I just received a 2011 Ranger 800XP with the Boss Power V-XT plow. The dealer did a terrible job installing and adjusting the plow.

I corrected thiongs as best as I could, maximized the center adjustment to get the blades of the plow top sit as level as possible, and they are still raised about a 1/2" to 1" off the ground at the tips when the plow is sitting the ground in the vee position.

The manual says if this is the case, to try adjusting the pushbar. What and where is the pushbar?

Any help/suggestions?


----------



## Camden (Mar 10, 2007)

rpr;1281980 said:


> I just received a 2011 Ranger 800XP with the Boss Power V-XT plow. The dealer did a terrible job installing and adjusting the plow.
> 
> I corrected thiongs as best as I could, maximized the center adjustment to get the blades of the plow top sit as level as possible, and they are still raised about a 1/2" to 1" off the ground at the tips when the plow is sitting the ground in the vee position.
> 
> ...


Are there several holes on your mount that allow you to raise or lower the part that is attached to your plow? I'm talking about the iron that is bolted to your machine. If you have the ability to adjust that I would lower it down.
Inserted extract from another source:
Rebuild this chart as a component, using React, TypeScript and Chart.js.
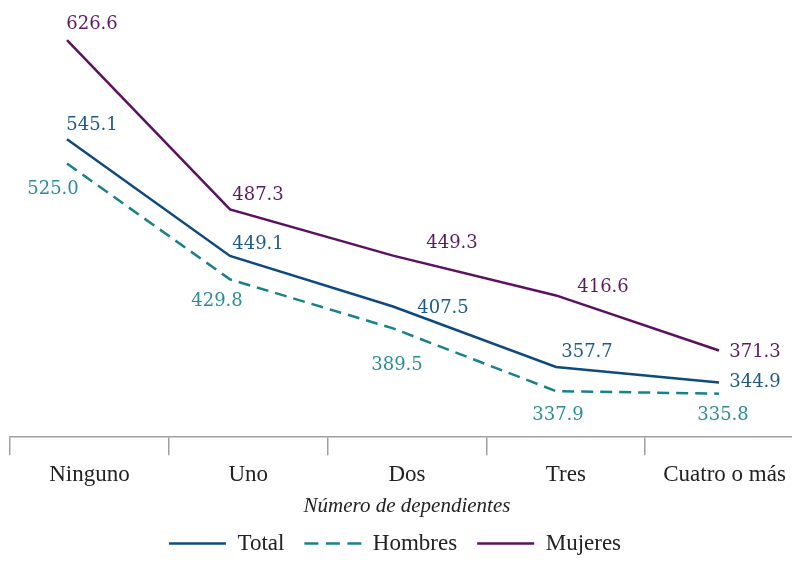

If that doesn't make sense let me know and I'll dig up pictures.


----------



## rpr (Apr 30, 2011)

I understand what your saying...good point. Ill check tomorrow. Thanks.


----------



## B&B (Nov 4, 2006)

Bummer to hear the dealer botched the install. Far too many are all about quantity than quality these days and of course it's the customer that suffers.

Move the pushbeam (#62) down a little to get the wings to set flat. Should end up around 20" from the floor to the pin attaching holes in the push beam when everything is set correctly. Then if you need to fine tune it from there make the adjustments on the center bumper as you tried initially.


----------



## rpr (Apr 30, 2011)

Thanks...on the to do list for today.


----------



## rpr (Apr 30, 2011)

So it looks like you realign the three holes on each side of the push bar "62" so they are not necessarily all aligned with the 3 holes on the mount "75", and secure with the bolts "A" through whatever two hole alignment puts the pin at approx. 20".
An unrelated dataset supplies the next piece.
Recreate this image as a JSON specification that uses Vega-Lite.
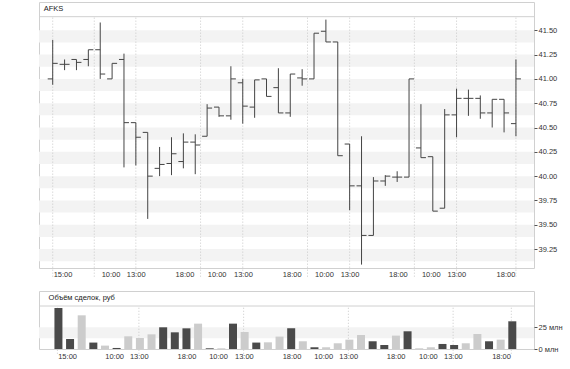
{
  "$schema": "https://vega.github.io/schema/vega-lite/v6.json",
  "background": "white",
  "padding": {"left": 38, "top": 1, "right": 2, "bottom": 2},
  "bounds": "flush",
  "spacing": 23,
  "config": {
    "view": {"stroke": "#d0d0d0", "strokeWidth": 1},
    "axis": {"labelFont": "Liberation Sans", "labelFontSize": 7.5, "labelColor": "#333", "labelOverlap": false},
    "text": {"font": "Liberation Sans"}
  },
  "datasets": {
    "ohlc": [
      {"i":0,"o":41.00,"h":41.40,"l":40.94,"c":41.16,"v":47200000,"d":"up"},
      {"i":1,"o":41.15,"h":41.20,"l":41.09,"c":41.15,"v":11500000,"d":"up"},
      {"i":2,"o":41.20,"h":41.20,"l":41.09,"c":41.17,"v":38800000,"d":"down"},
      {"i":3,"o":41.20,"h":41.30,"l":41.13,"c":41.30,"v":7400000,"d":"up"},
      {"i":4,"o":41.30,"h":41.58,"l":41.00,"c":41.05,"v":3900000,"d":"down"},
      {"i":5,"o":41.00,"h":41.16,"l":41.00,"c":41.16,"v":1200000,"d":"up"},
      {"i":6,"o":41.20,"h":41.26,"l":40.09,"c":40.55,"v":14600000,"d":"down"},
      {"i":7,"o":40.55,"h":40.55,"l":40.11,"c":40.40,"v":12700000,"d":"down"},
      {"i":8,"o":40.45,"h":40.45,"l":39.56,"c":40.00,"v":16900000,"d":"down"},
      {"i":9,"o":40.08,"h":40.30,"l":40.00,"c":40.12,"v":25000000,"d":"up"},
      {"i":10,"o":40.13,"h":40.40,"l":40.01,"c":40.23,"v":19200000,"d":"up"},
      {"i":11,"o":40.15,"h":40.44,"l":40.08,"c":40.35,"v":23800000,"d":"up"},
      {"i":12,"o":40.35,"h":40.43,"l":40.02,"c":40.32,"v":29200000,"d":"down"},
      {"i":13,"o":40.41,"h":40.74,"l":40.41,"c":40.70,"v":800000,"d":"up"},
      {"i":14,"o":40.71,"h":40.71,"l":40.61,"c":40.62,"v":800000,"d":"down"},
      {"i":15,"o":40.62,"h":41.13,"l":40.58,"c":41.00,"v":29200000,"d":"up"},
      {"i":16,"o":40.96,"h":41.00,"l":40.54,"c":40.72,"v":19600000,"d":"down"},
      {"i":17,"o":40.71,"h":40.99,"l":40.60,"c":40.99,"v":7400000,"d":"up"},
      {"i":18,"o":41.00,"h":41.00,"l":40.82,"c":40.82,"v":7700000,"d":"down"},
      {"i":19,"o":40.91,"h":41.11,"l":40.65,"c":40.65,"v":14300000,"d":"down"},
      {"i":20,"o":40.65,"h":41.05,"l":40.61,"c":41.05,"v":23800000,"d":"up"},
      {"i":21,"o":41.01,"h":41.10,"l":40.93,"c":41.00,"v":8900000,"d":"down"},
      {"i":22,"o":41.00,"h":41.47,"l":41.00,"c":41.47,"v":2000000,"d":"up"},
      {"i":23,"o":41.49,"h":41.61,"l":41.38,"c":41.38,"v":2000000,"d":"down"},
      {"i":24,"o":41.38,"h":41.38,"l":40.21,"c":40.21,"v":6600000,"d":"down"},
      {"i":25,"o":40.33,"h":40.33,"l":39.65,"c":39.90,"v":10800000,"d":"down"},
      {"i":26,"o":39.90,"h":40.41,"l":39.09,"c":39.39,"v":16100000,"d":"down"},
      {"i":27,"o":39.39,"h":39.99,"l":39.39,"c":39.95,"v":8900000,"d":"up"},
      {"i":28,"o":39.95,"h":40.01,"l":39.90,"c":40.00,"v":4600000,"d":"up"},
      {"i":29,"o":39.99,"h":40.05,"l":39.94,"c":39.99,"v":15400000,"d":"down"},
      {"i":30,"o":39.99,"h":41.00,"l":39.99,"c":41.00,"v":20400000,"d":"up"},
      {"i":31,"o":40.29,"h":40.74,"l":40.19,"c":40.19,"v":800000,"d":"down"},
      {"i":32,"o":40.20,"h":40.20,"l":39.64,"c":39.64,"v":2000000,"d":"down"},
      {"i":33,"o":39.67,"h":40.69,"l":39.67,"c":40.63,"v":5800000,"d":"up"},
      {"i":34,"o":40.63,"h":40.90,"l":40.40,"c":40.80,"v":4600000,"d":"up"},
      {"i":35,"o":40.80,"h":40.89,"l":40.62,"c":40.80,"v":6600000,"d":"down"},
      {"i":36,"o":40.80,"h":40.83,"l":40.59,"c":40.65,"v":17300000,"d":"down"},
      {"i":37,"o":40.65,"h":40.79,"l":40.50,"c":40.79,"v":8900000,"d":"up"},
      {"i":38,"o":40.79,"h":40.79,"l":40.45,"c":40.65,"v":10800000,"d":"down"},
      {"i":39,"o":40.54,"h":41.20,"l":40.41,"c":41.00,"v":31900000,"d":"up"}
    ],
    "grid": [
      {"g":0,"kind":"time"},{"g":3.5,"kind":"day"},{"g":7,"kind":"time"},{"g":12.45,"kind":"day"},
      {"g":16,"kind":"time"},{"g":21.45,"kind":"day"},{"g":25,"kind":"time"},{"g":30.45,"kind":"day"},
      {"g":34,"kind":"time"},{"g":39,"kind":"time"}
    ],
    "bands": [
      {"panel":"price","top":41.5,"bottom":41.375},
      {"panel":"price","top":41.25,"bottom":41.125},
      {"panel":"price","top":41.0,"bottom":40.875},
      {"panel":"price","top":40.75,"bottom":40.625},
      {"panel":"price","top":40.5,"bottom":40.375},
      {"panel":"price","top":40.25,"bottom":40.125},
      {"panel":"price","top":40.0,"bottom":39.875},
      {"panel":"price","top":39.75,"bottom":39.625},
      {"panel":"price","top":39.5,"bottom":39.375},
      {"panel":"price","top":39.25,"bottom":39.125},
      {"panel":"volume","top":25000000,"bottom":12500000}
    ]
  },
  "vconcat": [
    {
      "width": 495,
      "height": 266,
      "layer": [
        {
          "data": {"name": "bands"},
          "transform": [{"filter": "datum.panel == 'price'"}],
          "mark": {"type": "rect", "color": "#f3f3f3"},
          "encoding": {
            "y": {"field": "top", "type": "quantitative", "title": null,
                  "scale": {"domain": [39.055, 41.791], "nice": false, "zero": false},
                  "axis": {"orient": "right", "values": [39.25, 39.5, 39.75, 40.0, 40.25, 40.5, 40.75, 41.0, 41.25, 41.5],
                           "tickCount": 30,
                           "format": ".2f", "tickSize": 3, "tickColor": "#555", "labelPadding": 1,
                           "labelOverlap": false, "labelFlush": false,
                           "domain": false, "grid": false, "title": null}},
            "y2": {"field": "bottom"}
          }
        },
        {
          "data": {"name": "grid"},
          "mark": {"type": "rule", "color": "#c8c8c8", "strokeDash": [1, 2], "strokeWidth": 1},
          "encoding": {
            "x": {"field": "g", "type": "quantitative", "title": null,
                  "scale": {"domain": [-1.154, 40.52], "nice": false, "zero": false},
                  "axis": {"values": [0.83, 4.87, 6.99, 11.09, 13.8, 16.02, 20.12, 22.84, 24.99, 29.06, 31.83, 33.98, 38.12],
                           "tickCount": 30,
                           "labelExpr": "datum.value < 2 ? '15:00' : ((datum.value - 4) % 9 < 2 ? '10:00' : ((datum.value - 4) % 9 < 5 ? '13:00' : '18:00'))",
                           "ticks": false, "domain": false, "grid": false, "labelPadding": 2,
                           "labelFlush": false, "labelOverlap": false, "title": null}},
            "y": {"datum": 41.63, "type": "quantitative"},
            "y2": {"datum": 38.95}
          }
        },
        {
          "data": {"values": [{}]},
          "mark": {"type": "rule", "color": "#d0d0d0", "strokeWidth": 1},
          "encoding": {"y": {"datum": 41.64, "type": "quantitative"}}
        },
        {
          "data": {"name": "ohlc"},
          "mark": {"type": "rule", "color": "#444", "strokeWidth": 1},
          "encoding": {
            "x": {"field": "i", "type": "quantitative", "title": null},
            "y": {"field": "h", "type": "quantitative", "title": null},
            "y2": {"field": "l"}
          }
        },
        {
          "data": {"name": "ohlc"},
          "mark": {"type": "rule", "color": "#444", "strokeWidth": 1, "xOffset": -5},
          "encoding": {
            "x": {"field": "i", "type": "quantitative", "title": null},
            "x2": {"field": "i"},
            "y": {"field": "o", "type": "quantitative", "title": null}
          }
        },
        {
          "data": {"name": "ohlc"},
          "mark": {"type": "rule", "color": "#444", "strokeWidth": 1, "x2Offset": 5},
          "encoding": {
            "x": {"field": "i", "type": "quantitative", "title": null},
            "x2": {"field": "i"},
            "y": {"field": "c", "type": "quantitative", "title": null}
          }
        },
        {
          "data": {"values": [{}]},
          "mark": {"type": "text", "text": "AFKS", "align": "left", "baseline": "middle", "fontSize": 7.5, "color": "#222"},
          "encoding": {
            "x": {"datum": -0.76, "type": "quantitative"},
            "y": {"datum": 41.716, "type": "quantitative"}
          }
        }
      ]
    },
    {
      "width": 495,
      "height": 58,
      "layer": [
        {
          "data": {"name": "bands"},
          "transform": [{"filter": "datum.panel == 'volume'"}],
          "mark": {"type": "rect", "color": "#f3f3f3"},
          "encoding": {
            "y": {"field": "top", "type": "quantitative", "title": null,
                  "scale": {"domain": [0, 66800000], "nice": false, "zero": false},
                  "axis": {"orient": "right", "values": [0, 25000000], "tickCount": 10,
                           "labelExpr": "format(datum.value / 1000000, 'd') + ' млн'",
                           "tickSize": 3, "tickColor": "#555", "labelPadding": 1,
                           "labelOverlap": false, "labelFlush": false,
                           "domain": false, "grid": false, "title": null}},
            "y2": {"field": "bottom"}
          }
        },
        {
          "data": {"name": "grid"},
          "transform": [{"filter": "datum.kind == 'time'"}],
          "mark": {"type": "rule", "color": "#c8c8c8", "strokeDash": [1, 2], "strokeWidth": 1},
          "encoding": {
            "x": {"field": "g", "type": "quantitative", "title": null,
                  "scale": {"domain": [-1.154, 40.52], "nice": false, "zero": false},
                  "axis": {"values": [0.83, 4.87, 6.99, 11.09, 13.8, 16.02, 20.12, 22.84, 24.99, 29.06, 31.83, 33.98, 38.12],
                           "tickCount": 30,
                           "labelExpr": "datum.value < 2 ? '15:00' : ((datum.value - 4) % 9 < 2 ? '10:00' : ((datum.value - 4) % 9 < 5 ? '13:00' : '18:00'))",
                           "ticks": false, "domain": false, "grid": false, "labelPadding": 3,
                           "labelFlush": false, "labelOverlap": false, "title": null}},
            "y": {"datum": 47500000, "type": "quantitative"},
            "y2": {"datum": -5400000}
          }
        },
        {
          "data": {"values": [{}]},
          "mark": {"type": "rule", "color": "#d0d0d0", "strokeWidth": 1},
          "encoding": {"y": {"datum": 49500000, "type": "quantitative"}}
        },
        {
          "data": {"name": "ohlc"},
          "mark": {"type": "bar", "orient": "vertical", "size": 8, "xOffset": 1},
          "encoding": {
            "x": {"field": "i", "type": "quantitative", "title": null},
            "y": {"field": "v", "type": "quantitative", "title": null},
            "color": {"field": "d", "type": "nominal", "legend": null,
                      "scale": {"domain": ["up", "down"], "range": ["#4a4a4a", "#cccccc"]}}
          }
        },
        {
          "data": {"values": [{}]},
          "mark": {"type": "text", "text": "Объём сделок, руб", "align": "left", "baseline": "middle", "fontSize": 7.5, "color": "#222"},
          "encoding": {
            "x": {"datum": -0.76, "type": "quantitative"},
            "y": {"datum": 58200000, "type": "quantitative"}
          }
        }
      ]
    }
  ]
}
And the front mounting bolts "E" will have enough play to allow this...correct?


----------



## rpr (Apr 30, 2011)

Well...no success. I took the pushbeam off and tried to lower it, but it was already on the lowest setting possible.

There are three bolt holes on each side. With all three bolt holes aligned, that is the lowest setting possible. It can be raised, but if you try to lower it (i.e.: so the top 2 bolt holes in the push beam align with the lower 2 bolt holes in the mounting bracket) the lower beam on the push beam (the beam that the "62" is pointing to on the above diagram) interferes with the front edge of the bracket "75" and it will not sit flush to the skid plate so you can't install the front mounting bolts "E".

As it stands, the pin sits at 20.5" above grade. The Boss manual says it should be approx. 17".

My Ranger does not have a lift so it's strange that the pin on the pushbeam sits so much higher than where Boss says it should be. I already have the plow sitting as high as possible on the center adjustment (in the V position, making the center adjustment higher rotates the plow so it brings the outer edges of the blade down).

This is frustrating...any other suggestions?


----------



## Red_Rattler (Feb 28, 2001)

Its new, take it back and complain and let them figure it out...


----------



## rpr (Apr 30, 2011)

I generally would, but these folks don't know anything about the plow and they didn't make anything on the pouirchase of this "accessory" nor did they charge me for the installation, so not really an option.


----------



## JE_enterprises (Oct 17, 2010)

I had this same problem with a Boss plow on a Kubota RTV 900. In the end I fixed it by adding heavier duty springs in the front to raise it up. Also I'm almost positive that the 2 holes on the pushbar that the plow pins lock into need to be 16.5 inches from the ground. I would measure those and go from there. Lastly i had to use my plow in a freak 10" wet snow that and it worked fine even with a 3" gap when it was Ved. I think the snow tends to clump together and not get through.

Good luck!


----------